An S-matrix based hybrid method


Gregory A. Kriegsmann

Department of Mathematical Sciences

New Jersey Institute of Technology, Newark, NJ 07102

The use of S-Matrix theory by engineers and scientists to understand and design microwave systems has roots that are over sixty years old. The basic idea behind the method is to decompose the scattering domain into sub-domains and to characterize the scattering physics in each by an S-Matrix. These are then "connected" using simple matrix algebra to achieve an accurate approximation of the complete scattering problem. Of course the method is viable only if an accurate approximation can made to the S-Matrices in each sub-domain. These approximations were computed analytically for simple structures and were obtained experimentally for more realistic and complicated scatterers.

This theory has more recently been used, in conjunction with numerical algorithms, to produce accurate and efficient hybrid schemes for several classes of scattering problems that are not amenable to either finite difference, finite element, or integral equation methods. The novel feature here is to replace the experimental determination of the S-Matrix for a sub-domain by an accurate numerical approximation to it.

Two examples will be presented and discussed which illustrate the methodology. The first arises in microwave heating experiments in single mode, highly resonant cavities. The highly resonant character of the problem makes finite difference time domain methods inefficient, due to the time required to radiate away the "transients" present in the simulation. Similarly, finite element and integral equation methods give rise to ill-conditioned algebraic problems. The hybrid method suffers neither shortcoming. Numerical experiments will be given.

The second example arises in simple photonic structures. If the scatterers that make up this structure are sufficiently far apart in the direction of propagation, then S-Matrix theory can be used to construct a very efficient and accurate numerical method to study this problem. An example is provided to make this point.

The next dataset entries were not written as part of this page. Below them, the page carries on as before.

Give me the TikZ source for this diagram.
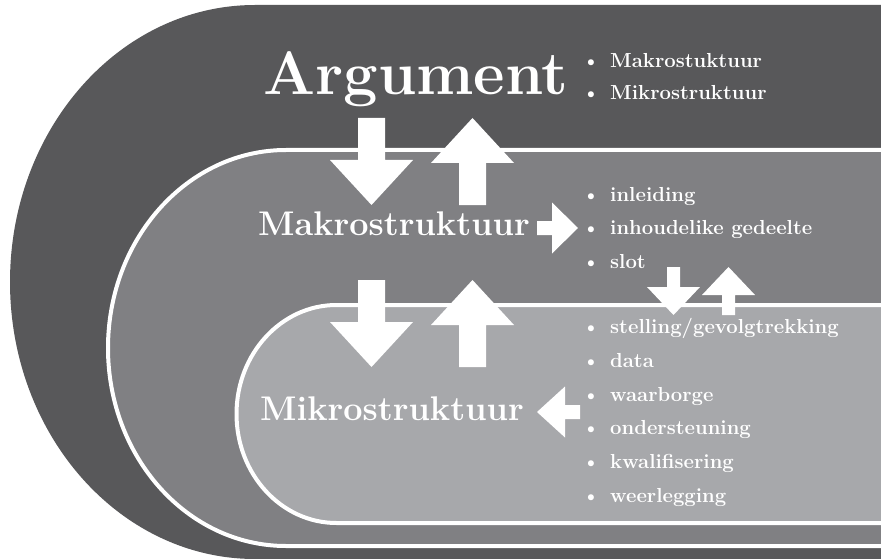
\documentclass[tikz,border=0pt]{standalone}
\usepackage{fontspec}
\setmainfont{Latin Modern Roman}
\definecolor{darkgr}{HTML}{58585A}
\definecolor{midgr}{HTML}{808083}
\definecolor{lightgr}{HTML}{A7A8AB}
\begin{document}
\begin{tikzpicture}[x=1pt,y=-1pt,
  title/.style={text=white,font=\bfseries\fontsize{61.3}{64}\selectfont,inner sep=0pt,anchor=base west},
  lbl/.style={text=white,font=\bfseries\fontsize{34.2}{37}\selectfont,inner sep=0pt,anchor=base west},
  item/.style={text=white,font=\bfseries\fontsize{20.3}{23}\selectfont,inner sep=0pt,anchor=base west},
  blockarrow/.style={fill=white},
  ring/.style={draw=white,line width=4pt}]
\path[use as bounding box] (0,0) rectangle (881,559);
\clip (0,0) rectangle (881,559);
% nested shapes
\fill[darkgr] (900,5) -- (255,5) arc[start angle=270,end angle=90,x radius=245,y radius=277] -- (900,559) -- cycle;
\filldraw[fill=midgr,ring] (900,150) -- (286,150) arc[start angle=270,end angle=90,x radius=178,y radius=198] -- (900,546) -- cycle;
\filldraw[fill=lightgr,ring] (900,305) -- (336.5,305) arc[start angle=270,end angle=90,x radius=100,y radius=109] -- (900,523) -- cycle;
% block arrows, upper pair
\fill[blockarrow] (358,118) -- (385,118) -- (385,160) -- (413,160) -- (371.5,205) -- (330,160) -- (358,160) -- cycle;
\fill[blockarrow] (472.5,118) -- (514,163) -- (486,163) -- (486,205) -- (459,205) -- (459,163) -- (431,163) -- cycle;
% block arrows, lower pair
\fill[blockarrow] (358,280) -- (385,280) -- (385,322) -- (413,322) -- (371.5,367) -- (330,322) -- (358,322) -- cycle;
\fill[blockarrow] (472.5,280) -- (514,325) -- (486,325) -- (486,367) -- (459,367) -- (459,325) -- (431,325) -- cycle;
% right arrow
\fill[blockarrow] (537,221) -- (552,221) -- (552,202.5) -- (578,228) -- (552,253.5) -- (552,235) -- (537,235) -- cycle;
% left arrow
\fill[blockarrow] (580,405) -- (565,405) -- (565,386.5) -- (537,412) -- (565,437.5) -- (565,419) -- (580,419) -- cycle;
% small arrows
\fill[blockarrow] (667,267) -- (680,267) -- (680,287) -- (700,287) -- (673.5,315) -- (647,287) -- (667,287) -- cycle;
\fill[blockarrow] (728.5,267) -- (755,295) -- (735,295) -- (735,315) -- (722,315) -- (722,295) -- (702,295) -- cycle;
% labels
\node[title] (arg) at (263,95) {Argument};
\node[lbl] (makro) at (258,235) {Makrostruktuur};
\node[lbl] (mikro) at (260,420) {Mikrostruktuur};
% lists
\node[item] (a1) at (582,68) {\makebox[28pt][l]{\textbullet}Makrostuktuur};
\node[item] (a2) at (582,100) {\makebox[28pt][l]{\textbullet}Mikrostruktuur};
\node[item] (b1) at (582,201) {\makebox[28pt][l]{\textbullet}inleiding};
\node[item] (b2) at (582,234) {\makebox[28pt][l]{\textbullet}inhoudelike gedeelte};
\node[item] (b3) at (582,268) {\makebox[28pt][l]{\textbullet}slot};
\node[item] (c1) at (582,333) {\makebox[28pt][l]{\textbullet}stelling/gevolgtrekking};
\node[item] (c2) at (582,367) {\makebox[28pt][l]{\textbullet}data};
\node[item] (c3) at (582,401) {\makebox[28pt][l]{\textbullet}waarborge};
\node[item] (c4) at (582,434.5) {\makebox[28pt][l]{\textbullet}ondersteuning};
\node[item] (c5) at (582,468) {\makebox[28pt][l]{\textbullet}kwalifisering};
\node[item] (c6) at (582,502) {\makebox[28pt][l]{\textbullet}weerlegging};
\end{tikzpicture}
\end{document}
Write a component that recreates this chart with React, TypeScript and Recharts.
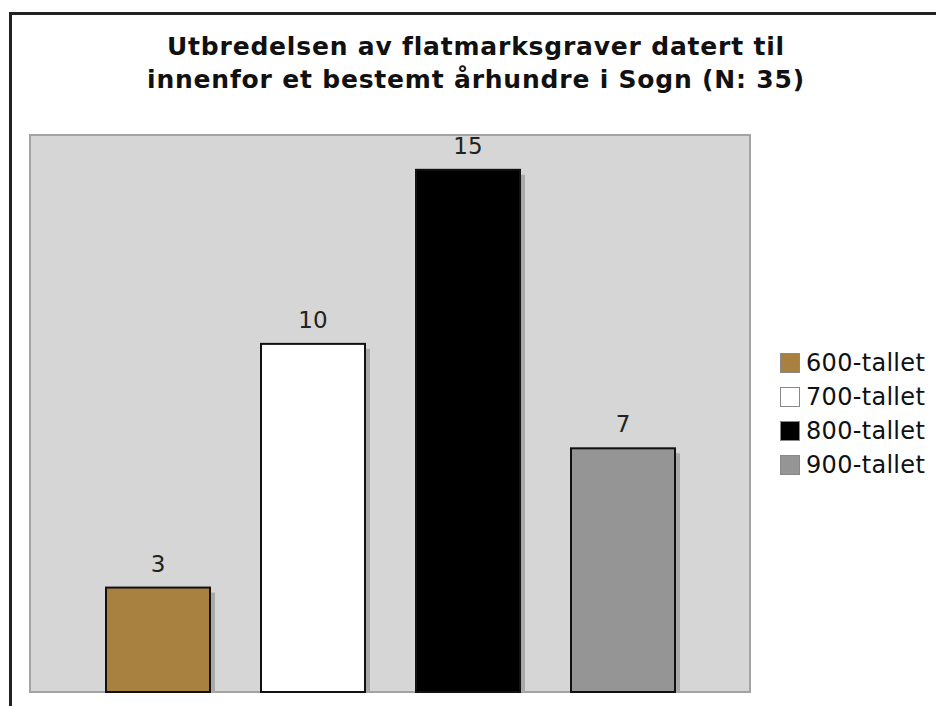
import React from 'react';
import { BarChart, Bar, XAxis, YAxis, CartesianGrid, Legend, LabelList } from 'recharts';

const centuries = ['600-tallet', '700-tallet', '800-tallet', '900-tallet'];
const counts = [3, 10, 15, 7];
const colors = ['#a8803f', '#ffffff', '#000000', '#959595'];
const titleLines = ['Utbredelsen av flatmarksgraver datert til', 'innenfor et bestemt århundre i Sogn (N: 35)'];

const row: Record<string, string | number> = { name: 'Sogn' };
centuries.forEach((c, i) => { row[c] = counts[i]; });
const data = [row];

const font = '"DejaVu Sans", Verdana, sans-serif';

// bar with a soft grey drop shadow to the right
const ShadowBar = (props: any) => {
  const { x, y, width, height, fill } = props;
  if (!height || height <= 0) return null;
  return (
    <g>
      <rect x={x + 5} y={y + 5} width={width} height={height - 5} fill="#a9a9a9" />
      <rect x={x} y={y} width={width} height={height} fill={fill} stroke="#111" strokeWidth={2} />
    </g>
  );
};

const LegendBox = ({ payload }: any) => (
  <div>
    {(payload || []).map((p: any) => (
      <div key={p.value} style={{ display: 'flex', alignItems: 'center', height: 34, fontFamily: font, fontSize: 24, color: '#111', letterSpacing: 0.3 }}>
        <span style={{ display: 'inline-block', width: 20, height: 20, background: p.color, border: '1px solid #888', marginRight: 6, boxSizing: 'border-box' }} />
        {p.value}
      </div>
    ))}
  </div>
);

export default function App() {
  return (
    <div style={{ position: 'absolute', left: 0, top: 0, width: 936, height: 706, background: '#fff' }}>
      <style>{`.recharts-cartesian-grid-bg { stroke: #a3a3a3; stroke-width: 2px; }`}</style>
      <div style={{ position: 'absolute', left: 9, top: 12, width: 940, height: 700, borderLeft: '3px solid #222', borderTop: '3px solid #222' }} />
      <div style={{ position: 'absolute', left: 0, width: 952, top: 30, textAlign: 'center', fontFamily: font, fontWeight: 'bold', fontSize: 25, letterSpacing: 0.8, lineHeight: '33px', color: '#111' }}>
        {titleLines.map((t) => <div key={t}>{t}</div>)}
      </div>
      <BarChart width={936} height={706} data={data} margin={{ top: 135, right: 30, bottom: 14, left: 30 }}
        barSize={104} barGap={51} style={{ position: 'absolute', left: 0, top: 0 }}>
        <CartesianGrid horizontal={false} vertical={false} fill="#d6d6d6" />
        <XAxis dataKey="name" hide />
        <YAxis hide domain={[0, 16]} />
        <Legend layout="vertical" align="right" verticalAlign="top" content={<LegendBox />}
          wrapperStyle={{ left: 780, top: 346, width: 156 }} />
        {centuries.map((c, i) => (
          <Bar key={c} dataKey={c} fill={colors[i]} shape={<ShadowBar />} isAnimationActive={false}>
            <LabelList dataKey={c} position="top" offset={16} fill="#222" fontSize={23} fontFamily={font} />
          </Bar>
        ))}
      </BarChart>
    </div>
  );
}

Finally, we note that the accurate description of the scattering physics in each sub-domain requires a numerical scheme that is not only accurate, but faithfully reproduces the properties of the scattering matrix. For example, if the target in the sub-domain is lossless, then the S-Matrix is unitary. The numerical method must yield this property. If it fails, then inaccuracies occur. An example is provided to illustrate this feature.